Global equity markets are on a positive footing to start the week, following on from the strong recovery in US markets on Friday. The S&P500 is up 0.6% in early afternoon trading, with the IT sector a laggard. The Euro Stoxx 600 index rose 0.8%.
President Trump will speak with President Putin on Tuesday, with Trump saying “a lot of work” had been done over the weekend ahead of the planned conversation. Putin has so far pushed back against the US-brokered plan for an immediate ceasefire in the Ukraine-Russia war.
US retail sales figures were mixed, with growth of 0.2% m/m in February and downward revisions to January, much weaker than expected, driven down by weaker auto sales. But excluding autos and gas, sales rose 0.5% and the control group measure, which feeds into GDP calculations, was even stronger at 1.0% m/m. The data continue to suggest a step down in consumer spending in Q1 but should also reduce fears that the economy was on the verge of economic recession.
US Treasury yields rose to their daily highs after the data were released, with the market focusing more on the stronger control group sales, but the move wasn’t sustained and yields subsequently tracked lower. The 10-year rate has traded a 4.26-4.33% range and currently sits at 4.28%, down 3bps from last week’s close. The curve has flattened, with the 2-year rate up 2bps to 4.03%. Traders reported some spillover from a 6bps fall in Germany’s 10-year rate, driven by some short covering following the significant lift in yields, driven by much easier fiscal policy ahead.
Second-tier US economic indicators were weaker than expected, with the NAHB housing market index down 3pts to 39 in March, reflecting weaker confidence amongst builders. The volatile Empire manufacturing survey, which measures sentiment of manufacturers in NY, slumped from +5.7 to minus 20.0 in March, alongside higher readings for prices received and prices paid.
The OECD cut its global growth forecasts to 3.1% in 2025 and 3.0% in 2026, down 0.2-0.3 percentage points, citing higher trade barriers and increased policy uncertainty weighing on investment and household spending and these – alongside the high level of geopolitical uncertainty – bringing substantial risks to the baseline projections.

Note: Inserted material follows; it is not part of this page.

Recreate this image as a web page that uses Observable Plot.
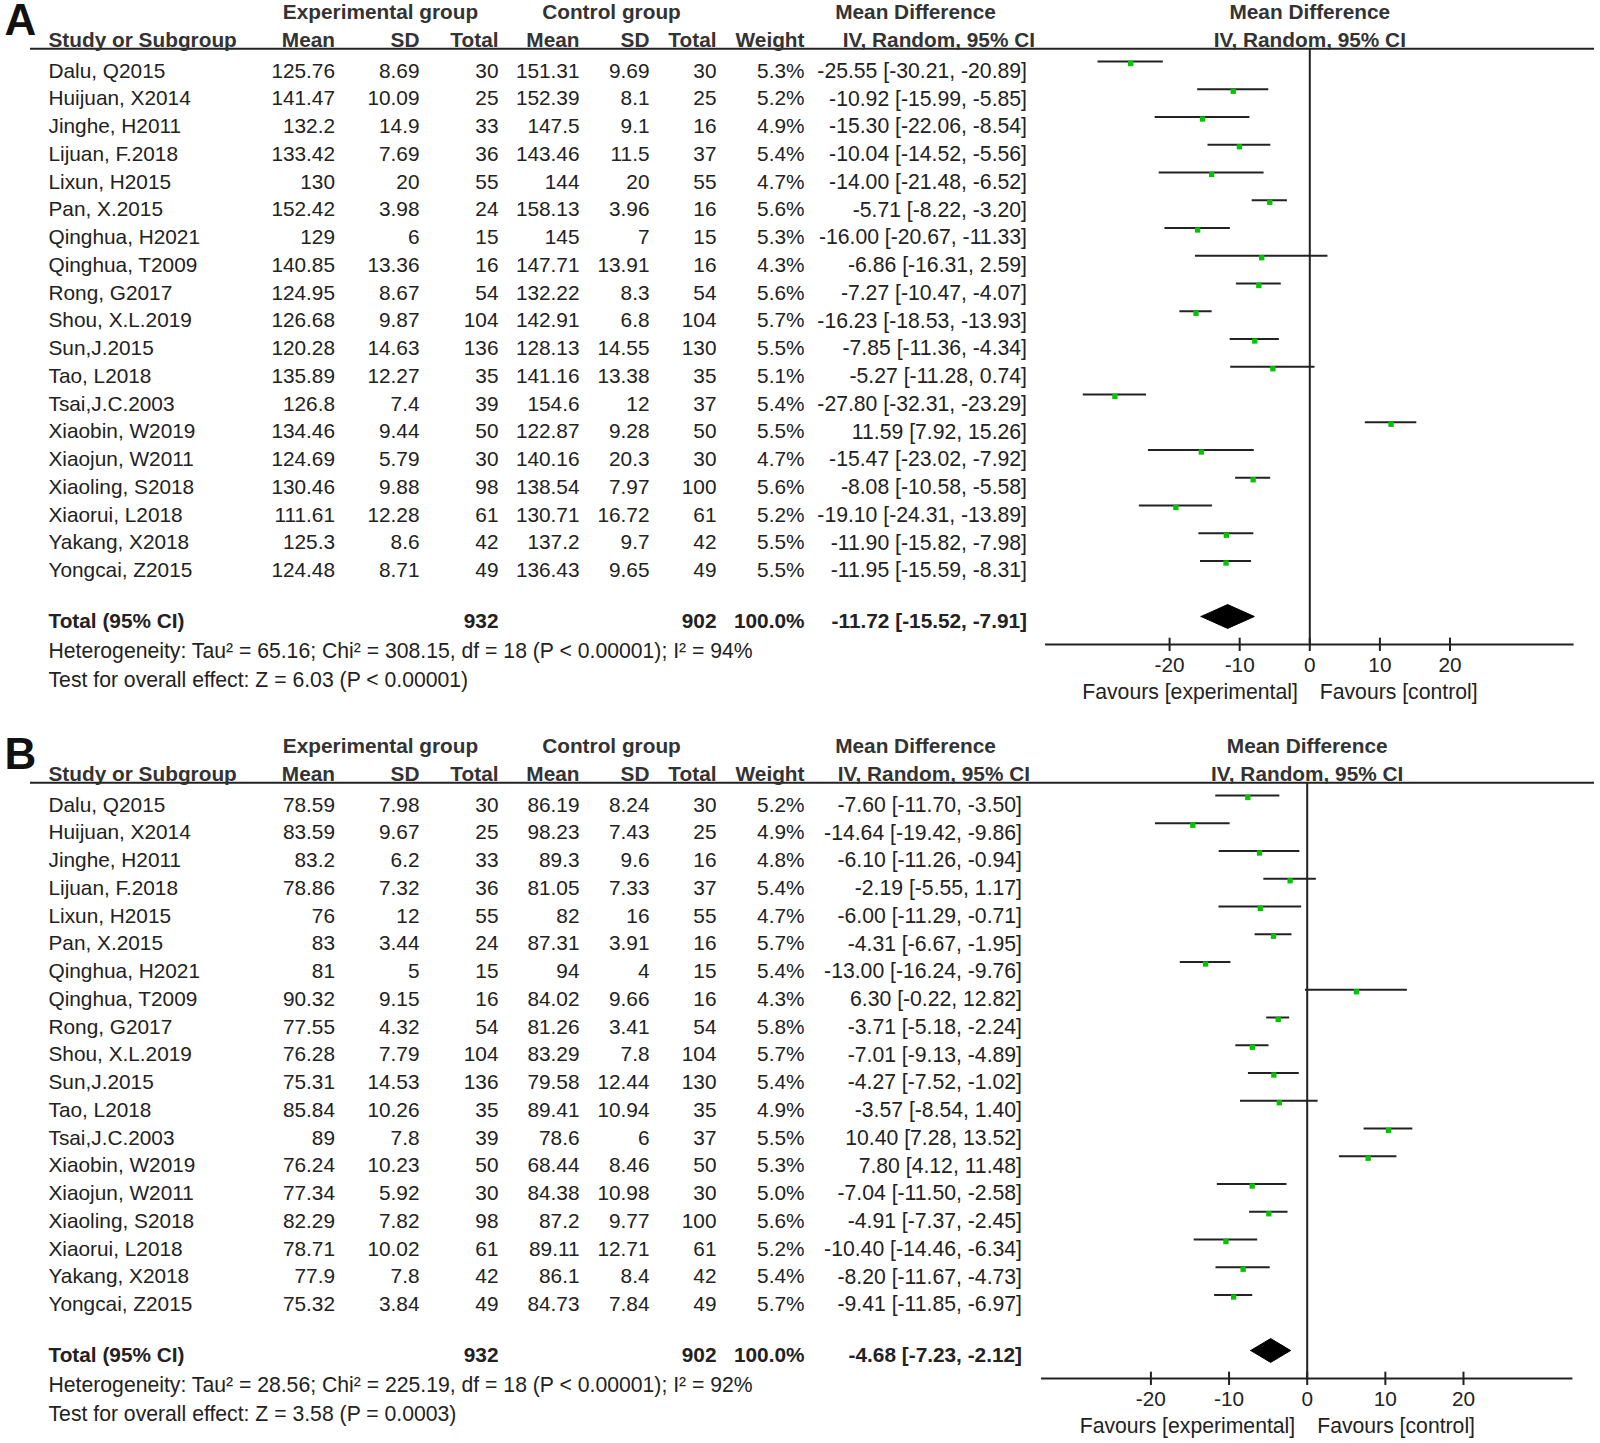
<!DOCTYPE html>
<html>
<head>
<meta charset="utf-8">
<script src="https://cdn.jsdelivr.net/npm/d3@7"></script>
<script src="https://cdn.jsdelivr.net/npm/@observablehq/plot@0.6"></script>
<style>
  html, body { margin: 0; padding: 0; background: #fff; }
  #fig { width: 1600px; position: relative; }
  .panel { position: relative; width: 1600px; }
  .panel svg { position: absolute; top: 0; max-width: none !important; }
</style>
</head>
<body>
<div id="fig"></div>
<script>
// ---------------- DATA ----------------
const studies = ["Dalu, Q2015","Huijuan, X2014","Jinghe, H2011","Lijuan, F.2018","Lixun, H2015","Pan, X.2015","Qinghua, H2021","Qinghua, T2009","Rong, G2017","Shou, X.L.2019","Sun,J.2015","Tao, L2018","Tsai,J.C.2003","Xiaobin, W2019","Xiaojun, W2011","Xiaoling, S2018","Xiaorui, L2018","Yakang, X2018","Yongcai, Z2015"];
const expTotal  = [30,25,33,36,55,24,15,16,54,104,136,35,39,50,30,98,61,42,49];
const ctrlTotal = [30,25,16,37,55,16,15,16,54,104,130,35,37,50,30,100,61,42,49];
const ticks = [-20, -10, 0, 10, 20];

// Panel A
const expMeanA  = [125.76,141.47,132.2,133.42,130,152.42,129,140.85,124.95,126.68,120.28,135.89,126.8,134.46,124.69,130.46,111.61,125.3,124.48];
const expSDA    = [8.69,10.09,14.9,7.69,20,3.98,6,13.36,8.67,9.87,14.63,12.27,7.4,9.44,5.79,9.88,12.28,8.6,8.71];
const ctrlMeanA = [151.31,152.39,147.5,143.46,144,158.13,145,147.71,132.22,142.91,128.13,141.16,154.6,122.87,140.16,138.54,130.71,137.2,136.43];
const ctrlSDA   = [9.69,8.1,9.1,11.5,20,3.96,7,13.91,8.3,6.8,14.55,13.38,12,9.28,20.3,7.97,16.72,9.7,9.65];
const weightA   = [5.3,5.2,4.9,5.4,4.7,5.6,5.3,4.3,5.6,5.7,5.5,5.1,5.4,5.5,4.7,5.6,5.2,5.5,5.5];
const mdA = [-25.55,-10.92,-15.30,-10.04,-14.00,-5.71,-16.00,-6.86,-7.27,-16.23,-7.85,-5.27,-27.80,11.59,-15.47,-8.08,-19.10,-11.90,-11.95];
const loA = [-30.21,-15.99,-22.06,-14.52,-21.48,-8.22,-20.67,-16.31,-10.47,-18.53,-11.36,-11.28,-32.31,7.92,-23.02,-10.58,-24.31,-15.82,-15.59];
const hiA = [-20.89,-5.85,-8.54,-5.56,-6.52,-3.20,-11.33,2.59,-4.07,-13.93,-4.34,0.74,-23.29,15.26,-7.92,-5.58,-13.89,-7.98,-8.31];
const pooledA = [-11.72, -15.52, -7.91];
const totalWeightA = "100.0%";
const hetA  = "Heterogeneity: Tau² = 65.16; Chi² = 308.15, df = 18 (P < 0.00001); I² = 94%";
const testA = "Test for overall effect: Z = 6.03 (P < 0.00001)";

// Panel B
const expMeanB  = [78.59,83.59,83.2,78.86,76,83,81,90.32,77.55,76.28,75.31,85.84,89,76.24,77.34,82.29,78.71,77.9,75.32];
const expSDB    = [7.98,9.67,6.2,7.32,12,3.44,5,9.15,4.32,7.79,14.53,10.26,7.8,10.23,5.92,7.82,10.02,7.8,3.84];
const ctrlMeanB = [86.19,98.23,89.3,81.05,82,87.31,94,84.02,81.26,83.29,79.58,89.41,78.6,68.44,84.38,87.2,89.11,86.1,84.73];
const ctrlSDB   = [8.24,7.43,9.6,7.33,16,3.91,4,9.66,3.41,7.8,12.44,10.94,6,8.46,10.98,9.77,12.71,8.4,7.84];
const weightB   = [5.2,4.9,4.8,5.4,4.7,5.7,5.4,4.3,5.8,5.7,5.4,4.9,5.5,5.3,5.0,5.6,5.2,5.4,5.7];
const mdB = [-7.60,-14.64,-6.10,-2.19,-6.00,-4.31,-13.00,6.30,-3.71,-7.01,-4.27,-3.57,10.40,7.80,-7.04,-4.91,-10.40,-8.20,-9.41];
const loB = [-11.70,-19.42,-11.26,-5.55,-11.29,-6.67,-16.24,-0.22,-5.18,-9.13,-7.52,-8.54,7.28,4.12,-11.50,-7.37,-14.46,-11.67,-11.85];
const hiB = [-3.50,-9.86,-0.94,1.17,-0.71,-1.95,-9.76,12.82,-2.24,-4.89,-1.02,1.40,13.52,11.48,-2.58,-2.45,-6.34,-4.73,-6.97];
const pooledB = [-4.68, -7.23, -2.12];
const totalWeightB = "100.0%";
const hetB  = "Heterogeneity: Tau² = 28.56; Chi² = 225.19, df = 18 (P < 0.00001); I² = 92%";
const testB = "Test for overall effect: Z = 3.58 (P = 0.0003)";

// ---------------- LAYOUT / STYLE ----------------
const FONT = "'Liberation Sans', Arial, Helvetica, sans-serif";
const INK = "#222";
const FS = 20.8;
const FS_WIDE = 21.2;
const COL = {label: 4, study: 48, expGroup: 380, expMean: 334.5, expSD: 419, expTotal: 498,
             ctrlGroup: 611, ctrlMean: 579, ctrlSD: 649, ctrlTotal: 716, weight: 804, ciHead: 915,
             lineStart: 30, lineEnd: 1594};
const ROW = {label: -1.46, head1: -2.1, head2: -1.1, headLine: -0.46, total: 19.84, het: 20.92, test: 21.95,
             axis: 21.01, tickTop: 20.78, tickBottom: 21.26, tickLabel: 21.77, favours: 22.74, diamondHalf: 0.43, pooled: 20};
const TEXT_DY = 9.5;

function panel(cfg) {
  const rows = studies.map((name, i) => ({
    i, name,
    em: cfg.expMean[i], esd: cfg.expSD[i], et: expTotal[i],
    cm: cfg.ctrlMean[i], csd: cfg.ctrlSD[i], ct: ctrlTotal[i],
    w: cfg.weight[i], md: cfg.md[i], lo: cfg.lo[i], hi: cfg.hi[i]
  }));
  const f2 = v => v.toFixed(2);
  const ci = (m, l, h) => `${f2(m)} [${f2(l)}, ${f2(h)}]`;
  const yScale = {domain: [0, 20], range: [61, 616], axis: null};
  const base = {fontFamily: FONT, fontSize: FS, fill: INK, dy: TEXT_DY};

  const one = (txt, x, y, anchor, bold, extra = {}) =>
    Plot.text([txt], {...base, x: () => x, y: () => y, text: d => d, textAnchor: anchor,
                      fontWeight: bold ? "bold" : "normal", ...extra});
  const column = (key, fmt, x, anchor, extra = {}) =>
    Plot.text(rows, {...base, x: () => x, y: "i", text: d => fmt(d[key]), textAnchor: anchor, ...extra});

  const headers2 = [["Study or Subgroup", COL.study, "start"], ["Mean", COL.expMean, "end"], ["SD", COL.expSD, "end"],
                    ["Total", COL.expTotal, "end"], ["Mean", COL.ctrlMean, "end"], ["SD", COL.ctrlSD, "end"],
                    ["Total", COL.ctrlTotal, "end"], ["Weight", COL.weight, "end"], ["IV, Random, 95% CI", cfg.ciRight + 8, "end"]];
  const headers1 = [["Experimental group", COL.expGroup], ["Control group", COL.ctrlGroup], ["Mean Difference", COL.ciHead]];

  const table = Plot.plot({
    width: 1600, height: cfg.height, margin: 0,
    x: {domain: [0, 1600], axis: null},
    y: yScale,
    style: {background: "white", overflow: "visible"},
    marks: [
      Plot.ruleY([ROW.headLine], {y: d => d, x1: () => COL.lineStart, x2: () => COL.lineEnd, stroke: INK, strokeWidth: 2}),
      one(cfg.label, COL.label, ROW.label, "start", true, {fontSize: 44, dy: 0, fill: "#111"}),
      ...headers1.map(([t, x]) => one(t, x, ROW.head1, "middle", true, {fill: "#333"})),
      ...headers2.map(([t, x, a]) => one(t, x, ROW.head2, a, true, {fill: "#333"})),
      column("name", String, COL.study, "start"),
      column("em", String, COL.expMean, "end"),
      column("esd", String, COL.expSD, "end"),
      column("et", String, COL.expTotal, "end"),
      column("cm", String, COL.ctrlMean, "end"),
      column("csd", String, COL.ctrlSD, "end"),
      column("ct", String, COL.ctrlTotal, "end"),
      column("w", v => v.toFixed(1) + "%", COL.weight, "end"),
      Plot.text(rows, {...base, fontSize: FS_WIDE, x: () => cfg.ciRight, y: "i", text: d => ci(d.md, d.lo, d.hi), textAnchor: "end"}),
      one("Total (95% CI)", COL.study, ROW.total, "start", true),
      one(String(d3.sum(expTotal)), COL.expTotal, ROW.total, "end", true),
      one(String(d3.sum(ctrlTotal)), COL.ctrlTotal, ROW.total, "end", true),
      one(cfg.totalWeight, COL.weight, ROW.total, "end", true),
      one(ci(...cfg.pooled), cfg.ciRight, ROW.total, "end", true),
      one(cfg.het, COL.study, ROW.het, "start", false, {fontSize: FS_WIDE}),
      one(cfg.test, COL.study, ROW.test, "start", false, {fontSize: FS_WIDE})
    ]
  });

  const [pm, pl, ph] = cfg.pooled;
  const diamond = [
    {x: pl, y: ROW.pooled}, {x: pm, y: ROW.pooled - ROW.diamondHalf},
    {x: ph, y: ROW.pooled}, {x: pm, y: ROW.pooled + ROW.diamondHalf}, {x: pl, y: ROW.pooled}
  ];
  const fbase = {fontFamily: FONT, fontSize: FS, fill: INK};

  const forest = Plot.plot({
    width: 580, height: cfg.height,
    marginLeft: cfg.mL, marginRight: cfg.mR, marginTop: 0, marginBottom: 0,
    x: {domain: cfg.xDomain, axis: null},
    y: yScale,
    style: {background: "transparent", overflow: "visible"},
    marks: [
      Plot.ruleX([0], {x: d => d, y1: () => ROW.headLine, y2: () => ROW.axis, stroke: INK, strokeWidth: 2}),
      Plot.ruleY(rows, {y: "i", x1: "lo", x2: "hi", stroke: INK, strokeWidth: 2}),
      Plot.dot(rows, {x: "md", y: "i", symbol: "square", r: 3, fill: "#00c400", stroke: "none", dy: 2}),
      Plot.line(diamond, {x: "x", y: "y", fill: "#000", stroke: "#000", strokeWidth: 1}),
      Plot.ruleY([ROW.axis], {y: d => d, x1: () => cfg.xDomain[0], x2: () => cfg.xDomain[1], stroke: INK, strokeWidth: 2}),
      Plot.ruleX(ticks, {x: d => d, y1: () => ROW.tickTop, y2: () => ROW.tickBottom, stroke: INK, strokeWidth: 2}),
      Plot.text(ticks, {...fbase, x: d => d, y: () => ROW.tickLabel, text: d => String(d), textAnchor: "middle"}),
      Plot.text(["Favours [experimental]"], {...fbase, fontSize: FS_WIDE, x: () => 0, y: () => ROW.favours, text: d => d, textAnchor: "end", dx: -12}),
      Plot.text(["Favours [control]"], {...fbase, fontSize: FS_WIDE, x: () => 0, y: () => ROW.favours, text: d => d, textAnchor: "start", dx: 10}),
      Plot.text(["Mean Difference"], {...fbase, x: () => 0, y: () => ROW.head1, dy: TEXT_DY, text: d => d, textAnchor: "middle", fontWeight: "bold", fill: "#333"}),
      Plot.text(["IV, Random, 95% CI"], {...fbase, x: () => 0, y: () => ROW.head2, dy: TEXT_DY, text: d => d, textAnchor: "middle", fontWeight: "bold", fill: "#333"})
    ]
  });

  const div = document.createElement("div");
  div.className = "panel";
  div.style.height = cfg.height + "px";
  table.style.left = "0px";
  forest.style.left = "1020px";
  div.appendChild(table);
  div.appendChild(forest);
  return div;
}

const fig = document.getElementById("fig");
fig.appendChild(panel({
  label: "A", height: 734,
  expMean: expMeanA, expSD: expSDA, ctrlMean: ctrlMeanA, ctrlSD: ctrlSDA, weight: weightA,
  md: mdA, lo: loA, hi: hiA, pooled: pooledA, totalWeight: totalWeightA, het: hetA, test: testA,
  ciRight: 1026.5,
  xDomain: [-37.7, 37.7], mL: 25, mR: 26.4
}));
fig.appendChild(panel({
  label: "B", height: 709,
  expMean: expMeanB, expSD: expSDB, ctrlMean: ctrlMeanB, ctrlSD: ctrlSDB, weight: weightB,
  md: mdB, lo: loB, hi: hiB, pooled: pooledB, totalWeight: totalWeightB, het: hetB, test: testB,
  ciRight: 1021.5,
  xDomain: [-34.0, 34.0], mL: 21, mR: 27.6
}));
</script>
</body>
</html>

Inflationary pressures persist in many economies, and the OECD projected higher than previously expected inflation over 2025-26. Underlying inflation is now projected to remain above central bank targets in many countries in 2026.
Key China activity data for the first two months of the year were stronger than consensus, supported by fiscal stimulus, with the pick-up in retail sales to 4.0% y/y pleasing to see. On Sunday, the government released a 30-point plan to boost domestic consumption described as the “most comprehensive” since the 1970s. However, the details provided at a briefing yesterday remained scant, although there was some recognition that the government needed to boost demand, a change from the usual focus on supply side measures.
In currency markets, the USD is broadly weaker, with dollar indices down 0.3% from last week’s close but, of note, the NZD has strongly outperformed, followed by the AUD, with notable gains from the European open. It isn’t clear why, but a delayed reaction to the more positive vibes out of China could be one reason, while the lack of any headlines on tariffs can also be considered a win. We previously saw 0.58 as the initial level of resistance for the NZD, but the currency has blasted up through that to 0.5820, up 1.3% from last week’s close and at its highest level this year. The AUD has risen to 0.6385, shy of the 0.64 handle it reached during February. NZD/AUD is also at its highest level this year, trading above 0.9120 overnight. We are cautious about further possible gains in the NZD, ahead of reciprocal tariff announcements due early April.
With more modest 0.3-0.4% gains for EUR and GBP, NZD crosses against them are up to 0.5330 and 0.4480 respectively. JPY has been a laggard, with USD/JPY up modestly to 149, seeing NZD/JPY up 1.5% to 86.7.
In the domestic rates market yesterday, yields were higher, with rates up 2-4bps across the NZGB and swaps curves and some underperformance on a cross-market basis. The 2-year swap rate rose 2bps to 3.50%, the 5-year rate was up 4bps to 3.78% and the 10-year rate rose 3bps to 4.19%. NZ’s performance of services index fell 1.3pts to 49.1 in February, back into contractionary territory after poking its head above 50 in January. In terms of the recovery story, this takes some of the gloss off, hot on the heels of the stronger PMI released on Friday – a timely reminder that although the economy is turning, recovery is unlikely to be uniform nor occur in a straight line.
On the economic calendar, tonight sees the release of Canadian CPI data and US housing starts, building permits and industrial production.